The first thing I do when sitting down to a meeting is open notability on my iPad, tap the record button, and begin writing notes. Recording the meeting also helps me replay discussions later on as I’m working on the design. Because I use notability, I’m also able to tap on an area of the note and jump to that part of the conversation so I don’t feel like I have to write everything word for word, but just highlight the important notes.
Learn to Sketch
As I designer, who knows illustrator, photoshop, Sketch, Adobe XD, Figma, and 30 other digital design tools; I used to love jumping into one of these tools immediately to show my clients how quickly I could go from thought to polished concept. but I’ve learned the hard way there are a few issues with doing this.
First, High fidelity design slows down the ideation process. Stakeholders get hung up on questions like shouldn’t that button be a little larger? Why are we using that font? And you’re stuck on trying to solve problems in a UI that you might not end up within the end.
By sketching ideas out first, you fly past this irrelevant stage of feedback and save the important feedback for the end, when the ideation is near complete.
Now although your sketch isn’t meant to be perfect, I would highly recommend practicing the basics of drawing straight lines and writing clean text so your wireframes are easy to visualize. Rather than quickly drawing a square and throwing text in, take your time to make these lines and text clean and it will really add value to you and your process.
Now with tools like notability, there are guides to helping you draw straight lines and smooth circles easily, but I still practice taking my time to make my sketches as clean as possible.

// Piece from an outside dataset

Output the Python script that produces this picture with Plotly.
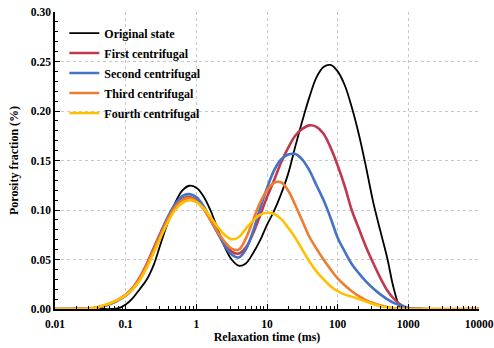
import plotly.graph_objects as go

# Relaxation time T2 (ms)
t2_ms = [0.01, 0.0251, 0.0316, 0.0398, 0.0501, 0.0631, 0.0794, 0.1, 0.126, 0.158,
         0.2, 0.251, 0.316, 0.398, 0.501, 0.631, 0.794, 1, 1.26, 1.58,
         2, 2.51, 3.16, 3.98, 5.01, 6.31, 7.94, 10, 12.6, 15.8,
         20, 25.1, 31.6, 39.8, 50.1, 63.1, 79.4, 100, 126, 158,
         200, 251, 316, 398, 501, 631, 794, 1000, 1585, 10000]

original_state = [0, 0, 0, 0, 0, 0, 0.0008, 0.0045, 0.011, 0.020,
                  0.030, 0.045, 0.067, 0.088, 0.107, 0.1195, 0.1245, 0.1225, 0.114, 0.100,
                  0.081, 0.063, 0.050, 0.0437, 0.046, 0.056, 0.069, 0.085, 0.099, 0.116,
                  0.137, 0.164, 0.190, 0.214, 0.234, 0.2445, 0.2465, 0.240, 0.226, 0.204,
                  0.176, 0.144, 0.109, 0.080, 0.052, 0.019, 0, 0, 0, 0]

first_centrifugal = [0, 0.0002, 0.0006, 0.0016, 0.0035, 0.0062, 0.0098, 0.0145, 0.0215, 0.032,
                     0.046, 0.062, 0.078, 0.093, 0.105, 0.111, 0.113, 0.110, 0.102, 0.090,
                     0.077, 0.066, 0.058, 0.056, 0.062, 0.076, 0.094, 0.113, 0.130, 0.148,
                     0.163, 0.175, 0.182, 0.1855, 0.184, 0.177, 0.163, 0.145, 0.124, 0.100,
                     0.081, 0.063, 0.047, 0.032, 0.019, 0.010, 0.004, 0.001, 0, 0]

second_centrifugal = [0, 0.0002, 0.0005, 0.0013, 0.003, 0.0055, 0.009, 0.0135, 0.020, 0.030,
                      0.044, 0.060, 0.077, 0.093, 0.106, 0.114, 0.116, 0.113, 0.104, 0.091,
                      0.077, 0.064, 0.055, 0.052, 0.060, 0.078, 0.101, 0.122, 0.140, 0.151,
                      0.156, 0.1565, 0.151, 0.140, 0.125, 0.110, 0.092, 0.072, 0.058, 0.0455,
                      0.036, 0.028, 0.021, 0.015, 0.010, 0.006, 0.0035, 0.001, 0, 0]

third_centrifugal = [0, 0.0002, 0.0006, 0.0016, 0.0035, 0.006, 0.0095, 0.014, 0.021, 0.031,
                     0.045, 0.060, 0.076, 0.091, 0.103, 0.110, 0.112, 0.109, 0.101, 0.090,
                     0.078, 0.068, 0.061, 0.060, 0.071, 0.089, 0.107, 0.120, 0.1275, 0.128,
                     0.1195, 0.105, 0.089, 0.073, 0.061, 0.050, 0.040, 0.031, 0.024, 0.018,
                     0.013, 0.009, 0.006, 0.0038, 0.002, 0.0008, 0.0002, 0, 0, 0]

fourth_centrifugal = [0, 0.0003, 0.0007, 0.0018, 0.004, 0.0065, 0.0097, 0.014, 0.020, 0.029,
                      0.042, 0.057, 0.073, 0.088, 0.100, 0.107, 0.110, 0.108, 0.102, 0.093,
                      0.083, 0.075, 0.0705, 0.0725, 0.081, 0.089, 0.095, 0.0972, 0.096, 0.091,
                      0.082, 0.072, 0.060, 0.048, 0.038, 0.030, 0.023, 0.018, 0.0145, 0.0125,
                      0.010, 0.0075, 0.005, 0.003, 0.0017, 0.0008, 0.0002, 0, 0, 0]

series_names = ["Original state", "First centrifugal", "Second centrifugal",
                "Third centrifugal", "Fourth centrifugal"]
series_values = [original_state, first_centrifugal, second_centrifugal,
                 third_centrifugal, fourth_centrifugal]
series_colors = ["#000000", "#C0394E", "#4472C4", "#ED7D31", "#FFC000"]
series_widths = [1.8, 2.6, 2.6, 2.6, 2.6]

x_tick_vals = [0.01, 0.1, 1, 10, 100, 1000, 10000]
x_tick_text = ["0.01", "0.1", "1", "10", "100", "1000", "10000"]
x_minor_vals = [m * 10 ** e for e in range(-2, 4) for m in range(2, 10)]

FONT = "Liberation Serif, Times New Roman, serif"

fig = go.Figure()
for i, (name, vals, col, w) in enumerate(zip(series_names, series_values, series_colors, series_widths)):
    fig.add_trace(go.Scatter(x=t2_ms, y=vals, mode="lines", name=name, legendgroup=f"g{i}",
                             line=dict(color=col, width=w, shape="spline", smoothing=1.0)))

fig.update_layout(
    width=494, height=348,
    margin=dict(l=55, r=15, t=12, b=39, autoexpand=False),
    paper_bgcolor="white", plot_bgcolor="white",
    font=dict(family=FONT, color="black", size=12),
    legend=dict(x=0.022, y=0.978, xanchor="left", yanchor="top",
                bgcolor="rgba(0,0,0,0)", font=dict(family=FONT, size=12, weight="bold"),
                itemwidth=30, tracegroupgap=1),
    showlegend=True,
)
fig.update_xaxes(
    type="log", range=[-2, 4], automargin=False,
    tickmode="array", tickvals=x_tick_vals, ticktext=x_tick_text,
    ticks="inside", ticklen=5, tickwidth=1, tickcolor="black",
    showline=True, linecolor="black", linewidth=1.5, mirror=False,
    showgrid=True, gridcolor="#c8c8c8", griddash="dot", gridwidth=1,
    zeroline=False, ticklabelstandoff=3, ticklabeloverflow="allow",
    tickfont=dict(family=FONT, size=11.5, weight="bold"),
    minor=dict(tickmode="array", tickvals=x_minor_vals, ticks="inside", ticklen=3,
               tickcolor="black", showgrid=False),
    title=dict(text="<b>Relaxation time (ms)</b>", font=dict(family=FONT, size=12), standoff=2),
)
fig.update_yaxes(
    range=[0, 0.30], dtick=0.05, tick0=0, tickformat=".2f", automargin=False,
    ticks="inside", ticklen=5, tickwidth=1, tickcolor="black",
    showline=True, linecolor="black", linewidth=1.5, mirror=False,
    showgrid=True, gridcolor="#c8c8c8", griddash="dot", gridwidth=1,
    zeroline=False, ticklabeloverflow="allow",
    tickfont=dict(family=FONT, size=11.5, weight="bold"),
    minor=dict(dtick=0.01, ticks="inside", ticklen=3, tickcolor="black", showgrid=False),
    title=dict(text="<b>Porosity fraction (%)</b>", font=dict(family=FONT, size=12), standoff=10),
)

fig.write_html(
    "out.html",
    config={"displayModeBar": False},
    post_script="document.body.style.margin='0';document.body.style.overflow='hidden';",
)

Welcome Constructive criticism
As a UX designer, it’s your job to listen and understand that other people can contribute to you moving towards a great design better than you can on your own.
Now, I’ve worked with uptight designers who felt every piece of feedback was a personal attack on their skills. In one specific case, I was mentoring a graphic designer who began working on a website for their company. He was very new at designing for the web but had some great experience designing for print.
I began giving him feedback on making his design more responsive and I could tell immediately, he had this huge mental barrier up that was not going to let me “attack” his design. At the end after a lot of time spent on the design, he presented his design to the stakeholders and they decided to scrap it all and outsource the design to an agency.
Now you can welcome constructive criticism without agreeing on each critique. It’s important to find a sweet spot between a company or product’s goals and the user experience. You still want to collect and evaluate each piece of feedback. Most times if a user or stakeholder is giving you feedback, even if the proposed solution isn’t solid, they are bringing up a problem that in most cases needs to be solved, and you can think more about how to solve it.
Learn to communicate your designs effectively
More important than how beautiful your work looks, is your ability to visualize and communicate solutions clearly and effectively. If you search designs on dribble, you will find thousands of exciting and vibrant concepts but it’s rarer to see good visual storytelling and experience a journey that makes sense.
Now with easy to use prototyping tools built into Figma, Adobe XD, Sketch and similar apps, you can easily prototype your designs and practice communicating your designs in a way that the user can begin at the onboarding process and finish through the product with a solid understanding of what the product is trying to solve.